В этом месте моя речь была прервана громом аплодисментов. Нужно быть совсем глупым человеком, чтобы не понять, что эти аплодисменты относились не ко мне, а к Вам. Что этими аплодисментами вся аудитория битком набитого Большого театра выражала свою радость и одобрение Вашему поведению и хохотала над этим глупым разочарованием мещанства.

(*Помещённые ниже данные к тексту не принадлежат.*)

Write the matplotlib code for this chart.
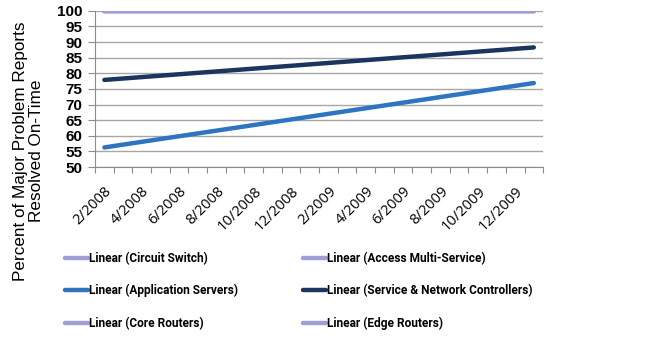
import matplotlib
matplotlib.use("Agg")
import matplotlib.pyplot as plt
from matplotlib.lines import Line2D

# Monthly categories, Feb 2008 through Jan 2010
months = [f"{m}/{y}" for y, ms in ((2008, range(2, 13)), (2009, range(1, 13)), (2010, range(1, 2))) for m in ms]
tick_labels = [lab if i % 2 == 0 else "" for i, lab in enumerate(months)]

# Linear trend lines: value at first and last month
series_names = [
    "Linear (Circuit Switch)",
    "Linear (Access Multi-Service)",
    "Linear (Application Servers)",
    "Linear (Service & Network Controllers)",
    "Linear (Core Routers)",
    "Linear (Edge Routers)",
]
trend_start = [100.0, 100.0, 56.3, 77.9, 100.0, 100.0]
trend_end = [100.0, 100.0, 76.9, 88.3, 100.0, 100.0]
colors = ["#9f9fd6", "#9f9fd6", "#2f74c0", "#1c355e", "#9f9fd6", "#9f9fd6"]

y_ticks = list(range(50, 101, 5))

fig = plt.figure(figsize=(6.6, 3.39), dpi=100)
ax = fig.add_axes([0.144, 0.507, 0.679, 0.461])

x_first, x_last = 0, len(months) - 1
draw_order = [2, 3, 0, 1, 4, 5]
for i in draw_order:
    ax.plot([x_first, x_last], [trend_start[i], trend_end[i]], color=colors[i],
            lw=3.2, solid_capstyle="round", zorder=3)

ax.set_xlim(-0.5, len(months) - 0.5)
ax.set_ylim(50, 100)
ax.set_yticks(y_ticks)
ax.set_yticklabels([str(v) for v in y_ticks], fontsize=11, fontweight="bold",
                   family="Liberation Sans")
ax.yaxis.grid(True, color="#a6a6a6", lw=1.0)
ax.set_axisbelow(True)

ax.set_xticks(range(len(months)))
ax.set_xticklabels(tick_labels, rotation=45, ha="right", rotation_mode="anchor",
                   fontsize=10.5, family="Open Sans")
ax.tick_params(axis="x", which="major", length=0, pad=12)
ax.set_xticks([k - 0.5 for k in range(len(months) + 1)], minor=True)
ax.tick_params(axis="x", which="minor", length=4, color="#8c8c8c", width=0.8)
ax.tick_params(axis="y", length=5, color="#8c8c8c", width=0.8, pad=4)

for side in ("top", "right"):
    ax.spines[side].set_visible(False)
for side in ("left", "bottom"):
    ax.spines[side].set_color("#8c8c8c")
    ax.spines[side].set_linewidth(0.8)

fig.text(0.043, 0.555, "Percent of Major Problem Reports\nResolved On-Time",
         rotation=90, ha="center", va="center", fontsize=12.3,
         family="Liberation Sans", linespacing=1.08)

# Legend: two columns of three entries each
legend_font = {"family": "Roboto", "size": 8.6, "weight": "bold"}
for col, x_anchor in ((0, 0.0985), (1, 0.459)):
    idx = [col, col + 2, col + 4]
    handles = [Line2D([0], [0], color=colors[i], lw=3.2, solid_capstyle="round") for i in idx]
    leg = fig.legend(handles, [series_names[i] for i in idx], loc="upper left",
                     bbox_to_anchor=(x_anchor, 0.258), frameon=False,
                     borderpad=0, borderaxespad=0, handlelength=1.95,
                     handletextpad=0.1, labelspacing=1.62, prop=legend_font)

fig.savefig("out.png", dpi=100)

Что могли бы Вы отрицать в этой моей тираде? Неужели вы не знаете, что во время Вашего столкновения с партией в широких обывательских кругах надеялись, что Вы произведете раскол? Неужели Вы не знаете, что Вам самым парадоксальным образом сочувствовали (главным образом в этих кругах, конечно) как возможному разрушителю всемогущества коммунистов, и неужели Вы не знаете, что наступило глубокое разочарование, что к Вам совершенно приложимы почтенные слова: «Такой же коммунист, как и другие». Ничего другого я о Вас в моей речи не говорил. То, что я сказал в вышеприведенных словах, конечно, остро, но никак не может счесться за направленное против Вас. Равным образом и та часть моей речи, которая была посвящена т. т. Зиновьеву и Каменеву, была средактирована остро, но в то же время в высшей степени по-товарищески. Я тысячу раз оговаривался и подчеркивал, что вовсе не обвиняю их в каком-нибудь сознательном уклоне в сторону демагогии, но вижу во всей совокупности их позиции, так сказать, намек на такой уклон и понимаю поэтому тревогу партии. Ибо сейчас тот или другой деятель и, может быть сам того не понимая, может чрезвычайно легко оказаться организатором несомненно существующего в одной части пролетариата, которая живет сумеречным сознанием, глубокого недовольства медленностью и извилистостью нашего пути. Я никогда не уклонялся от того, чтобы сказать, что я думаю, но вместе с тем я чрезвычайно высоко ценю всех вождей партии, являюсь всегда сторонником всяческого их примирения, а не разжигания и раздувания разногласий, которые возникают в руководящей среде.
Пишу Вам это письмо, чтобы избегнуть недоразумений, и льщу себя надеждой, что Вы поймете его как надо и не будете приписывать мне намерений, которых у меня не было и быть не могло.